There are a number of ways to calculate daily pivots (those R1, S1, R2, S2, etc.). For example, if you go here, you can see Classic, Woodie, Camarilla, and DeMark pivots. These pivots have fixed formulas, typically based on the open, high, low, close of the prior day. Since they are based on rigid mathematical formulas, I cannot understand why they would work. I don’t see any logical reason why the market will adhere to levels calculated using fixed mathematical formulas, especially when there are so many different subjective mathematical formulas put forth by different people.
Regardless, I am always interested to read research on this to learn more on the validity of pivots, and found a few pages below. The studies below also covered 3 different markets (futures, forex, stocks).
In general, no strong conclusions here. In terms of study methodology though, Bulkowski’s seem the most robust.
- The first one is here, which concludes that pivot points marginally work.
- For each day, the study calculated the percentage of area between S3 and R3 covered by the 7 pivot bands (S1, S2, S3, P, R1, R2, R3, each band is + and – 0.1% of each pivot level). The E-mini futures were used.
- Over the study period, say the average daily percentage was 30%.
- Then it assumed that if pivots work, then the pivots must be good for identifying reversals, meaning that the High or Low of the day will occur within a pivot band. And to be considered “good” for identifying reversals means that the percentage of time the High or Low occurs within a pivot band is more than 30% (or whatever the percentage is).
- This makes the assumption that if pivot points don’t work, then the probability of the High or Low price landing in a pivot band should be the same as the area covered.
- I think that reasoning is not really correct. When you show that the probability of the High or Low price landing on a pivot band is higher than the area covered by pivot bands, it just shows that the High and Low prices are not uniformly distributed across S3 and R3. This reflects on the nature of the High and Low prices, and not on the nature of the pivot points.
- One way to normalize this is have a case of some equally spaced reference pivots between S3 and R3 to make the comparison, rather than simply using the area percentage.
- A 630-day period is also too limited for a study because whether the market is in an uptrend or downtrend can reflect on the positioning of the daily highs and lows within S3 and R3.
- The second study is here, which concludes that pivot points have no significance at all.
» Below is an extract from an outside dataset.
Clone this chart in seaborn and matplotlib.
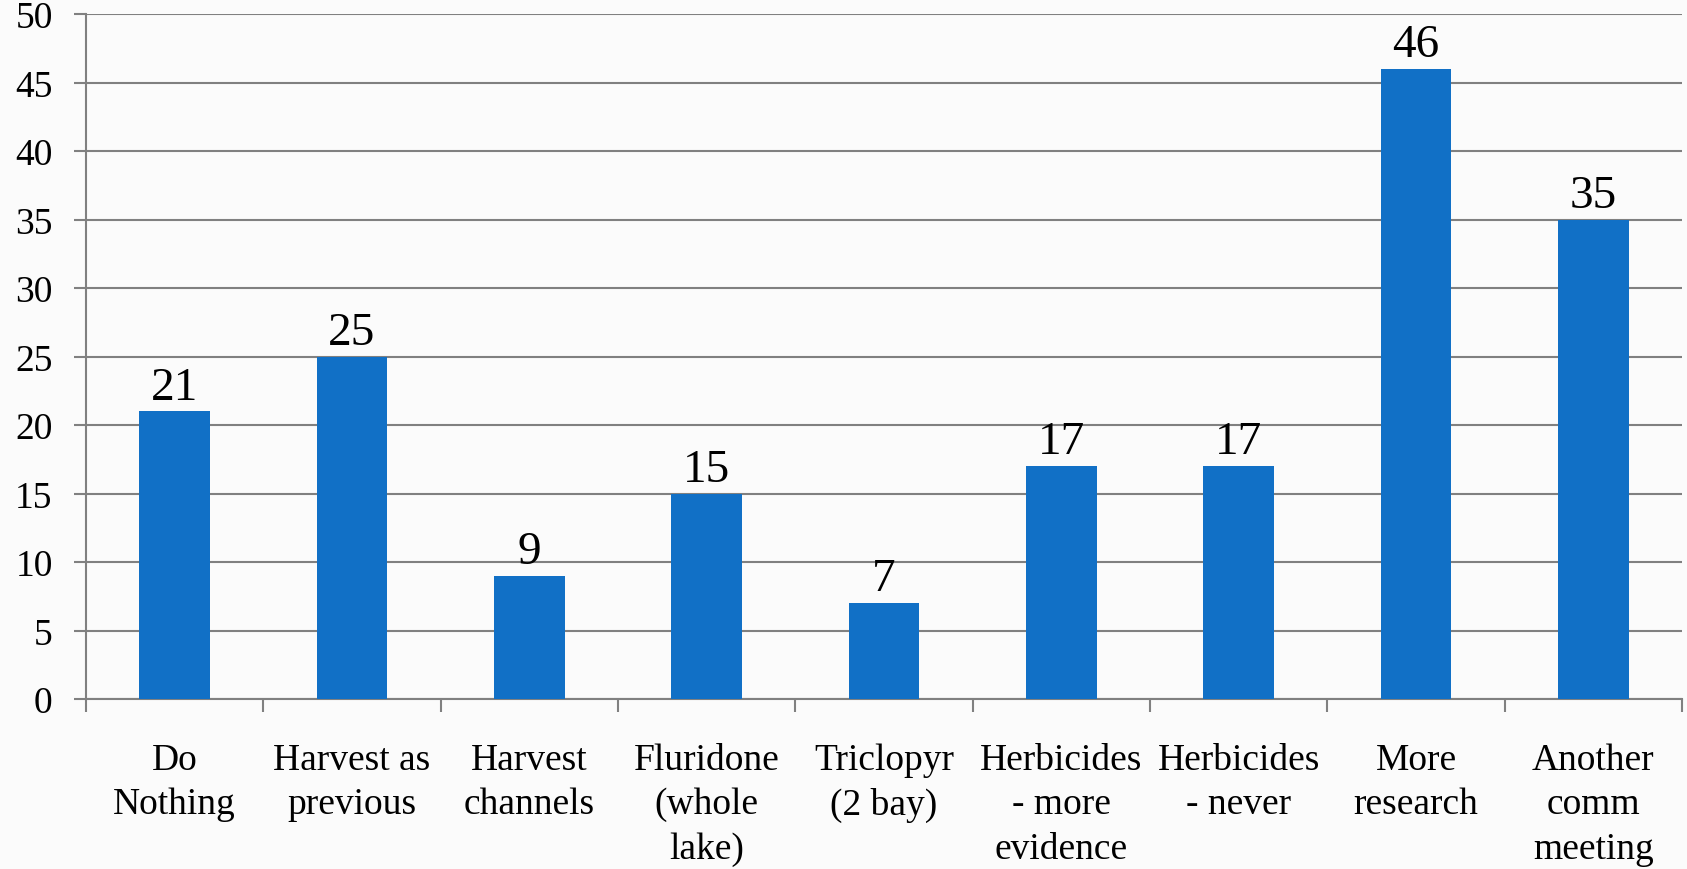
import numpy as np
import pandas as pd
import matplotlib
matplotlib.use('Agg')
import matplotlib.pyplot as plt
import seaborn as sns

# risposte del sondaggio
categories = ['Do\nNothing', 'Harvest as\nprevious', 'Harvest\nchannels',
              'Fluridone\n(whole\nlake)', 'Triclopyr\n(2 bay)',
              'Herbicides\n- more\nevidence', 'Herbicides\n- never',
              'More\nresearch', 'Another\ncomm\nmeeting']
votes = [21, 25, 9, 15, 7, 17, 17, 46, 35]
y_ticks = [0, 5, 10, 15, 20, 25, 30, 35, 40, 45, 50]

df = pd.DataFrame({'Option': categories, 'Votes': votes})

sns.set_style('white')
plt.rcParams['font.family'] = ['Liberation Serif', 'DejaVu Serif']
plt.rcParams['text.color'] = 'black'
plt.rcParams['xtick.labelcolor'] = 'black'
plt.rcParams['ytick.labelcolor'] = 'black'

fig = plt.figure(figsize=(16.87, 8.7), dpi=100, facecolor='#fbfbfb')
ax = fig.add_axes([86/1687, 1 - 700/870, (1682 - 86)/1687, (700 - 15)/870])
ax.set_facecolor('#fbfbfb')

sns.barplot(data=df, x='Option', y='Votes', color='#1170C6', width=0.4,
            saturation=1, linewidth=0, ax=ax, zorder=3)
ax.bar_label(ax.containers[0], fontsize=34, padding=2, color='black')

ax.set_ylim(0, 50)
ax.set_xlim(-0.5, len(categories) - 0.5)
ax.set_yticks(y_ticks)
ax.yaxis.grid(True, color='#808080', linewidth=1.5, zorder=0)
ax.set_axisbelow(True)
ax.set_xlabel('')
ax.set_ylabel('')

# tacche tra le categorie
ax.set_xticks(np.arange(len(categories) + 1) - 0.5, minor=True)
ax.tick_params(axis='x', which='minor', length=9, width=1.5, color='#808080', bottom=True)
ax.tick_params(axis='x', which='major', length=0, pad=31, labelsize=27)
ax.tick_params(axis='y', length=9, width=1.5, color='#808080', pad=15, labelsize=27, left=True)
for lbl in ax.get_xticklabels():
    lbl.set_linespacing(1.38)

for s in ['top', 'right']:
    ax.spines[s].set_visible(False)
for s in ['left', 'bottom']:
    ax.spines[s].set_color('#808080')
    ax.spines[s].set_linewidth(1.5)

fig.savefig('out.png', dpi=100, facecolor=fig.get_facecolor())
- The study was done on the forex market using 10 currency pairs.
- It compared the trading results of a strategy where you enter immediately upon detection of a strong uptrend / downtrend, versus waiting for retracement to a pivot point before entering.
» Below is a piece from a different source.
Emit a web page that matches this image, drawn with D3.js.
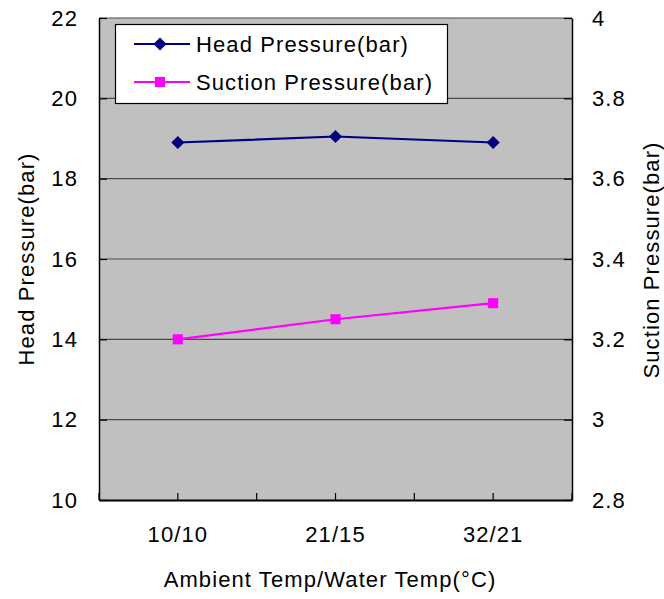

- The results show that there is no statistical difference.
- I find this study pertains more to the probability of a retracement during a strong uptrend / downtrend rather than whether prices pause or reverses at pivot points.
- Thomas Bulkowski also did some research here, concluding that pivot points work (50-60%)
- He tested using 55 stocks using the 1-min timeframe. For each pivot point, he calculated the percentage of times the pivot point acted as support / resistance. If prices sailed through 40% of the time but turned 60% of the time, then the pivot points worked better than expected (i.e. 50%).
- Most pivot points had scores of 50-60%, which was better than expected.
- Linda Raschke Bradford found no statistical significance in pivot points
- “Everything I do is based on actual chart points. I’m always looking at the swing highs or the swing lows. I never calculate Fibonacci numbers, Gann retracements, artificial pivot points or other things like that because I’ve never found any edge or any statistical significance from testing them.
- But I can quantify chart points. I can quantify and test something like, ‘If the market made new momentum lows and there’s a reaction up by half an ATR, what are the odds the market will trade below that low?’ I can determine there’s, say a 68-percent probability of that happening.”
Shown is an interesting YouTube video by Adam Grimes (SMB Capital) where he showed that if you simply draw random levels while hiding the price chart, when you put the price chart back on, you will easily find a number of levels looking significant. This experiment also shows how easily it is to be persuaded / misled that there is significance in pure randomness.